**Data block**

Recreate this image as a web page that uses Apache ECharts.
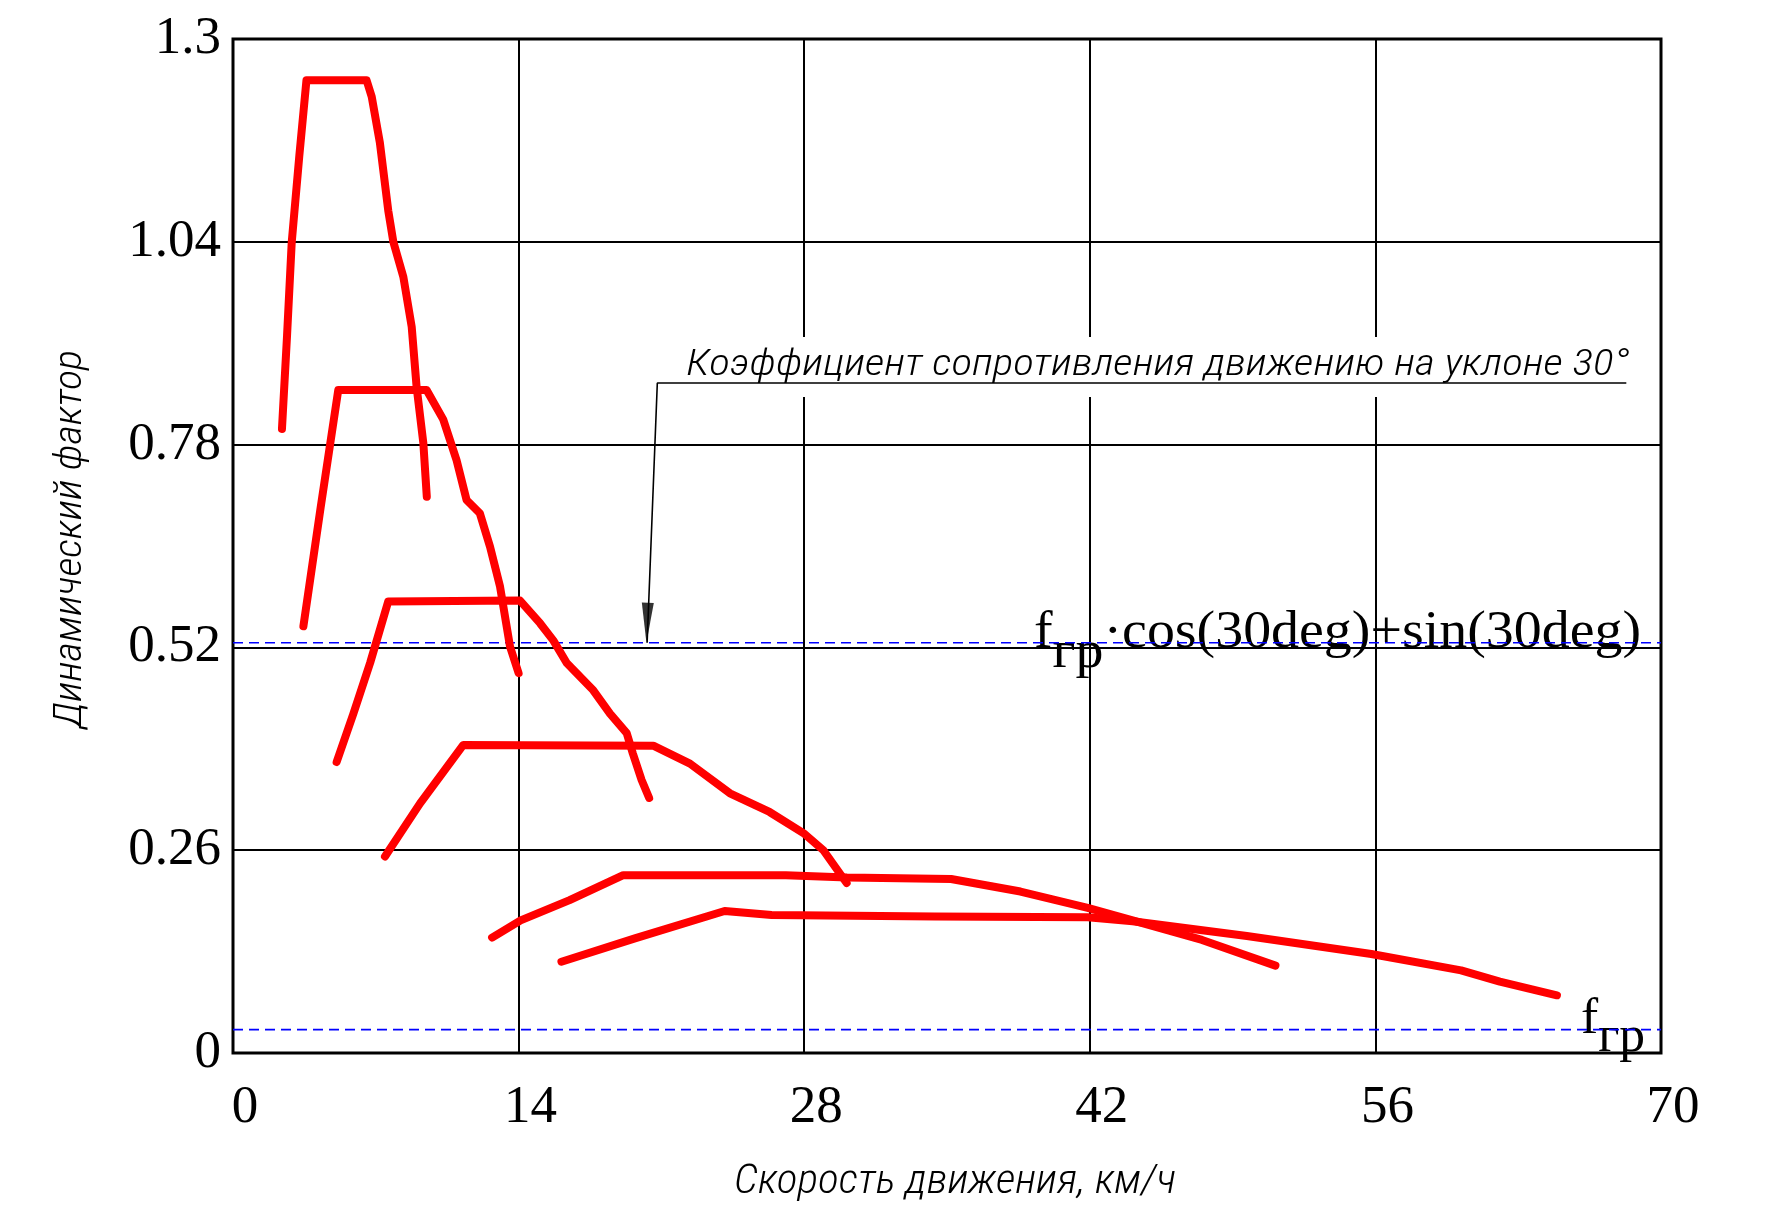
<!DOCTYPE html>
<html>
<head>
<meta charset="utf-8">
<script src="https://cdn.jsdelivr.net/npm/echarts@6/dist/echarts.min.js"></script>
<style>
  html, body { margin: 0; padding: 0; background: #ffffff; }
  #chart { width: 1777px; height: 1205px; }
</style>
</head>
<body>
<div id="chart"></div>
<script>
// Axis ticks
const xTicks = [0, 14, 28, 42, 56, 70];
const yTicks = [0, 0.26, 0.52, 0.78, 1.04, 1.3];

// Dynamic factor vs. speed, one curve per gear: [speed km/h, D]
const gear1 = [[2.4, 0.80], [2.65, 0.92], [2.88, 1.04], [3.25, 1.15], [3.6, 1.247], [6.55, 1.247], [6.8, 1.226], [7.2, 1.167], [7.61, 1.08], [7.86, 1.04], [8.35, 0.995], [8.76, 0.931], [9.0, 0.854], [9.33, 0.782], [9.5, 0.713]];
const gear2 = [[3.45, 0.547], [4.3, 0.70], [5.16, 0.85], [9.49, 0.85], [10.31, 0.812], [10.96, 0.76], [11.45, 0.709], [12.1, 0.692], [12.6, 0.649], [13.09, 0.598], [13.58, 0.521], [14.0, 0.487]];
const gear3 = [[5.08, 0.373], [5.9, 0.435], [6.72, 0.50], [7.61, 0.579], [14.07, 0.58], [15.05, 0.551], [15.7, 0.529], [16.36, 0.50], [17.66, 0.465], [18.48, 0.435], [19.3, 0.41], [19.6, 0.384], [20.03, 0.35], [20.4, 0.327]];
const gear4 = [[7.45, 0.252], [9.17, 0.32], [11.29, 0.395], [20.6, 0.394], [22.4, 0.371], [24.36, 0.333], [26.3, 0.309], [27.96, 0.282], [28.94, 0.26], [30.08, 0.218]];
const gear5 = [[12.7, 0.148], [14.1, 0.17], [16.5, 0.196], [19.13, 0.228], [27.1, 0.228], [30.1, 0.225], [35.2, 0.223], [38.6, 0.207], [41.9, 0.186], [44.1, 0.170], [47.5, 0.145], [51.1, 0.112]];
const gear6 = [[16.1, 0.117], [19.7, 0.147], [24.1, 0.182], [26.4, 0.177], [34.4, 0.175], [41.9, 0.174], [44.1, 0.169], [49.7, 0.150], [55.8, 0.127], [60.2, 0.106], [62.1, 0.0915], [64.9, 0.074]];
const gears = [gear1, gear2, gear3, gear4, gear5, gear6];

// Rolling resistance coefficient and its value on a 30° slope
const fGr = 0.03;
const slopeDeg = 30;
const fSlope = fGr * Math.cos(slopeDeg * Math.PI / 180) + Math.sin(slopeDeg * Math.PI / 180);

// Leader for the slope note: end of underline, corner, arrow tip
const leaderPath = [[68.3, 0.859], [20.8, 0.859], [20.3, fSlope]];

const noteText = 'Коэффициент сопротивления движению на уклоне 30°';
const xTitle = 'Скорость движения, км/ч';
const yTitle = 'Динамический фактор';

const SERIF = "'Liberation Serif', 'Times New Roman', serif";
const DRAFT = "'Roboto Condensed', Roboto, 'DejaVu Sans', sans-serif";

const chart = echarts.init(document.getElementById('chart'), null, { renderer: 'canvas' });

const gridL = 233, gridT = 39, gridW = 1428, gridH = 1014;

const series = gears.map((g, i) => ({
  name: 'Передача ' + (i + 1),
  type: 'line',
  data: g,
  symbol: 'none',
  z: 5,
  lineStyle: { color: '#ff0000', width: 8, join: 'round', cap: 'round' }
}));

[fGr, fSlope].forEach((v, i) => series.push({
  name: i === 0 ? 'f_гр' : 'f_гр·cos+sin',
  type: 'line',
  data: [[xTicks[0], v], [xTicks[xTicks.length - 1], v]],
  symbol: 'none',
  z: 4,
  lineStyle: { color: '#0000ff', width: 1.6, type: [10, 6] }
}));

series.push({
  name: 'leader',
  type: 'line',
  data: leaderPath,
  symbol: 'none',
  z: 6,
  lineStyle: { color: '#000000', width: 1.6 }
});
series.push({
  name: 'arrow',
  type: 'scatter',
  data: [leaderPath[2]],
  symbol: 'path://M0,0L12,0L6,40Z',
  symbolSize: [12, 40],
  symbolOffset: [0, -20],
  symbolRotate: -2,
  z: 6,
  itemStyle: { color: '#000000' }
});

chart.setOption({
  animation: false,
  backgroundColor: '#ffffff',
  grid: { left: gridL, top: gridT, width: gridW, height: gridH, show: true, borderColor: '#000', borderWidth: 3, backgroundColor: 'transparent' },
  xAxis: {
    type: 'value', min: xTicks[0], max: xTicks[xTicks.length - 1], interval: xTicks[1] - xTicks[0],
    axisLine: { show: false }, axisTick: { show: false },
    splitLine: { show: true, lineStyle: { color: '#000', width: 2 } },
    axisLabel: { fontFamily: SERIF, fontSize: 53, color: '#000', margin: 29, padding: [0, 0, 0, 24] }
  },
  yAxis: {
    type: 'value', min: yTicks[0], max: yTicks[yTicks.length - 1], interval: yTicks[1] - yTicks[0],
    axisLine: { show: false }, axisTick: { show: false },
    splitLine: { show: true, lineStyle: { color: '#000', width: 2 } },
    axisLabel: { fontFamily: SERIF, fontSize: 53, color: '#000', margin: 12, padding: [10, 0, 0, 0],
      formatter: v => String(+v.toFixed(2)) }
  },
  series: series
});

// ---- text annotations ----
const ctx = document.createElement('canvas').getContext('2d');
function textWidth(txt, font) { ctx.font = font; return ctx.measureText(txt).width; }

const px = p => chart.convertToPixel({ gridIndex: 0 }, p);
const graphics = [];

// stretched drafting-style text, anchored at (cx, cy)
function draftText(txt, cx, cy, size, targetW, rotation, align) {
  const font = 'italic 300 ' + size + 'px ' + DRAFT;
  const w = textWidth(txt, font);
  graphics.push({
    type: 'text', x: cx, y: cy, rotation: rotation || 0, scaleX: targetW / w, scaleY: 1, z: 20,
    style: { text: txt, fontSize: size, fontFamily: DRAFT, fontStyle: 'italic', fontWeight: 300, fill: '#000',
      align: align || 'center', verticalAlign: 'middle', textAlign: align || 'center', textVerticalAlign: 'middle' }
  });
}

// slope note with white backing over the grid
const corner = px(leaderPath[1]);
const lineEnd = px(leaderPath[0]);
graphics.push({
  type: 'rect', z: 1, silent: true,
  shape: { x: corner[0] + 2, y: corner[1] - 46, width: lineEnd[0] - corner[0] + 10, height: 60 },
  style: { fill: '#ffffff' }
});
draftText(noteText, corner[0] + 29, corner[1] - 17, 36, 943, 0, 'left');

// axis titles
draftText(xTitle, 955, 1183, 40, 442, 0, 'center');
draftText(yTitle, 71, 539, 38, 378, Math.PI / 2, 'center');

// serif formula labels with subscript
function subLabel(parts, left, baseline, size, targetW) {
  const font = size + 'px ' + SERIF;
  let x = 0;
  const children = [];
  parts.forEach(p => {
    const w = textWidth(p.t, font);
    children.push({
      type: 'text', x: x, y: baseline + (p.sub ? p.sub : 0) - 0.3 * size,
      style: { text: p.t, fontSize: size, fontFamily: SERIF, fill: '#000', align: 'left', verticalAlign: 'middle', textAlign: 'left', textVerticalAlign: 'middle' }
    });
    x += w;
  });
  graphics.push({ type: 'group', x: left, y: 0, scaleX: targetW / x, z: 20, children: children });
}

const ySlope = px([0, fSlope])[1];
const yGr = px([0, fGr])[1];
subLabel([{ t: 'f' }, { t: 'гр', sub: 20 }, { t: '·cos(30deg)+sin(30deg)' }], 1034, ySlope + 6, 52, 607);
subLabel([{ t: 'f' }, { t: 'гр', sub: 18 }], 1581, yGr + 5, 51, 64);

chart.setOption({ graphic: graphics });
</script>
</body>
</html>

**What to work on**
Repeat the listing above from its first line through the line that contains "const yTicks = [0, 0.26, 0.52, 0.78, 1.04, 1.3];", both included, and nothing more. Drop the pictures.

**Complete answer**
Recreate this image as a web page that uses Apache ECharts.
<!DOCTYPE html>
<html>
<head>
<meta charset="utf-8">
<script src="https://cdn.jsdelivr.net/npm/echarts@6/dist/echarts.min.js"></script>
<style>
  html, body { margin: 0; padding: 0; background: #ffffff; }
  #chart { width: 1777px; height: 1205px; }
</style>
</head>
<body>
<div id="chart"></div>
<script>
// Axis ticks
const xTicks = [0, 14, 28, 42, 56, 70];
const yTicks = [0, 0.26, 0.52, 0.78, 1.04, 1.3];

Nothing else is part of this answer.